This concludes for now this experiment. It works, but to do it right, it should go in the direction Angel Faus has mentioned. Also calling conventions have to be done before, to get the data flow right.
With the -Oj option a mininal CFG section is created in the packfile, which is used by parrots JIT code, to get sections and register mappings.

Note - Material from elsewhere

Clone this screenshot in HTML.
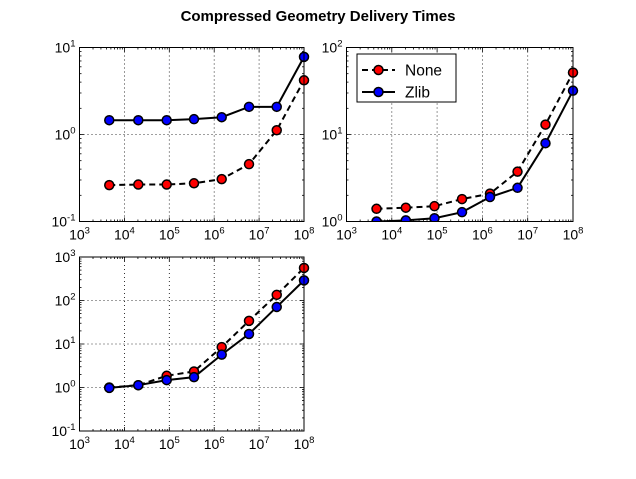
<!DOCTYPE html>
<html><head><meta charset="utf-8"><style>
body{margin:0;background:#fff}
svg{display:block;font-family:"Liberation Sans","DejaVu Sans",sans-serif}
</style></head><body>
<svg id="fig" width="636" height="479" viewBox="0 0 636 479" xmlns="http://www.w3.org/2000/svg">
<rect width="636" height="479" fill="#fff"/>
<text x="318" y="21" text-anchor="middle" font-size="15" font-weight="bold">Compressed Geometry Delivery Times</text>
</svg>
<script>
const sizes = [4600, 20400, 87500, 355000, 1470000, 5960000, 24700000, 100000000];
const p1None = [0.262, 0.266, 0.266, 0.275, 0.307, 0.456, 1.12, 4.2];
const p1Zlib = [1.46, 1.46, 1.46, 1.50, 1.58, 2.08, 2.08, 7.8];
const p2None = [1.40, 1.44, 1.50, 1.81, 2.09, 3.74, 13.0, 51.5];
const p2Zlib = [1.0, 1.03, 1.09, 1.28, 1.91, 2.44, 7.94, 31.9];
const p3None = [1.0, 1.13, 1.86, 2.34, 8.5, 34, 135, 560];
const p3Zlib = [0.98, 1.13, 1.48, 1.73, 5.7, 17, 71, 290];
const xDecades = [3, 4, 5, 6, 7, 8];
const NS = "http://www.w3.org/2000/svg";
const svg = document.getElementById('fig');
function mk(tag, attrs, parent) {
  const e = document.createElementNS(NS, tag);
  for (const k in attrs) e.setAttribute(k, attrs[k]);
  (parent || svg).appendChild(e);
  return e;
}
function panel(name, L, R, T, B, yMin, yMax, none, zlib, legend) {
  const g = mk('g', {});
  
  
  const xs = v => L + (Math.log10(v) - 3) / 5 * (R - L);
  const ys = v => B - (Math.log10(v) - yMin) / (yMax - yMin) * (B - T);
  xDecades.forEach(d => {
    const x = xs(Math.pow(10, d));
    if (d > 3 && d < 8) { const ln = mk('line', {x1: x, x2: x, y1: T, y2: B, stroke: '#000', 'stroke-width': 0.8, 'stroke-dasharray': '1,3'}, g);   }
  });
  for (let d = yMin + 1; d < yMax; d++) {
    const y = ys(Math.pow(10, d));
    const ln = mk('line', {x1: L, x2: R, y1: y, y2: y, stroke: '#000', 'stroke-width': 0.8, 'stroke-dasharray': '1,3'}, g);
     
  }
  for (let d = 3; d <= 8; d++) {
    for (let m = 1; m <= 9; m++) {
      if (d === 8 && m > 1) break;
      const x = xs(m * Math.pow(10, d));
      const len = m === 1 ? 4 : 2;
      mk('line', {x1: x, x2: x, y1: B, y2: B - len, stroke: '#000', 'stroke-width': 0.8}, g);
      mk('line', {x1: x, x2: x, y1: T, y2: T + len, stroke: '#000', 'stroke-width': 0.8}, g);
    }
    const t = mk('text', {x: xs(Math.pow(10, d)), y: B + 18, 'text-anchor': 'middle', 'font-size': 14}, g);
     
    t.innerHTML = '10<tspan dy="-6" font-size="9.5">' + d + '</tspan>';
  }
  for (let d = yMin; d <= yMax; d++) {
    for (let m = 1; m <= 9; m++) {
      if (d === yMax && m > 1) break;
      const y = ys(m * Math.pow(10, d));
      const len = m === 1 ? 4 : 2;
      mk('line', {x1: L, x2: L + len, y1: y, y2: y, stroke: '#000', 'stroke-width': 0.8}, g);
      mk('line', {x1: R, x2: R - len, y1: y, y2: y, stroke: '#000', 'stroke-width': 0.8}, g);
    }
    const t = mk('text', {x: L - 4, y: ys(Math.pow(10, d)) + 5, 'text-anchor': 'end', 'font-size': 14}, g);
     
    t.innerHTML = '10<tspan dy="-6" font-size="9.5">' + d + '</tspan>';
  }
  const cid = 'c' + name;
  const cp = mk('clipPath', {id: cid}, g);
  mk('rect', {x: L - 6, y: T - 6, width: R - L + 12, height: B - T + 6}, cp);
  function series(vals, color, dash, sname) {
    const sg = mk('g', {'clip-path': 'url(#' + cid + ')'}, g);
    
    
    const pts = sizes.map((s, i) => xs(s) + ',' + ys(vals[i])).join(' ');
    mk('polyline', {points: pts, fill: 'none', stroke: '#000', 'stroke-width': 2, 'stroke-dasharray': dash}, sg);
    sizes.forEach((s, i) => {
      const c = mk('circle', {cx: xs(s), cy: ys(vals[i]), r: 4.5, fill: color, stroke: '#000', 'stroke-width': 1.5}, sg);
      
      
    });
  }
  series(none, '#f00', '6,4', 'none-series');
  series(zlib, '#00f', 'none', 'zlib-series');
  const fr = mk('rect', {x: L, y: T, width: R - L, height: B - T, fill: 'none', stroke: '#000', 'stroke-width': 1}, g);
   
  if (legend) {
    const lg = mk('g', {}, g);
    
    
    mk('rect', {x: 357, y: 54, width: 99, height: 48, fill: '#fff', stroke: '#000', 'stroke-width': 1}, lg);
    [['None', '#f00', '6,4', 70], ['Zlib', '#00f', 'none', 92]].forEach(r => {
      const e = mk('g', {}, lg);
      
      
      mk('line', {x1: 362, x2: 395, y1: r[3], y2: r[3], stroke: '#000', 'stroke-width': 2, 'stroke-dasharray': r[2]}, e);
      mk('circle', {cx: 378.5, cy: r[3], r: 4.5, fill: r[1], stroke: '#000', 'stroke-width': 1.5}, e);
      const t = mk('text', {x: 405, y: r[3] + 5.5, 'font-size': 15.5}, e);
      t.textContent = r[0];
    });
  }
}
panel('subplot-top-left', 79.5, 304, 47.5, 221.5, -1, 1, p1None, p1Zlib, false);
panel('subplot-top-right', 346.5, 573, 47.5, 221.5, 0, 2, p2None, p2Zlib, true);
panel('subplot-bottom-left', 79.5, 304, 257, 431, -1, 3, p3None, p3Zlib, false);
</script>
</body></html>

This is significantly faster then current's jit optimizer, which has a relatively high impact on program load times.
The JIT loader looks at the packfile now, and uses either method to generate information needed for actually producing bytecode.


Further included:
- some CFG hacks to figure out info about subroutines
- implemented the in the comment mentioned optimization in the
  register interference code
- implement read/write semantics of pusx/popx/clearx/saveall/restoreall
- some bugfixes WRT memory handling of SymRegs/life_info
- improved default_dump for pdump
- removed unused warnings in jit.c, all -O3 unitialized warnings in imcc

leo

PS
$ imcc -O1j  primes.pasm
Elapsed time: 3.485836

$ ./primes      # -O3 gcc 2.95.2
Elapsed time: 3.643756

$ imcc -O1 -j  primes.pasm
Elapsed time: 3.884460

$ make test IMCC="languages/imcc/imcc -O1j"
succeeds, except for t/op/interp_2, where the trace output is different due to inserted register load/store ops. For the nci stuff -Oj gets disabled internally.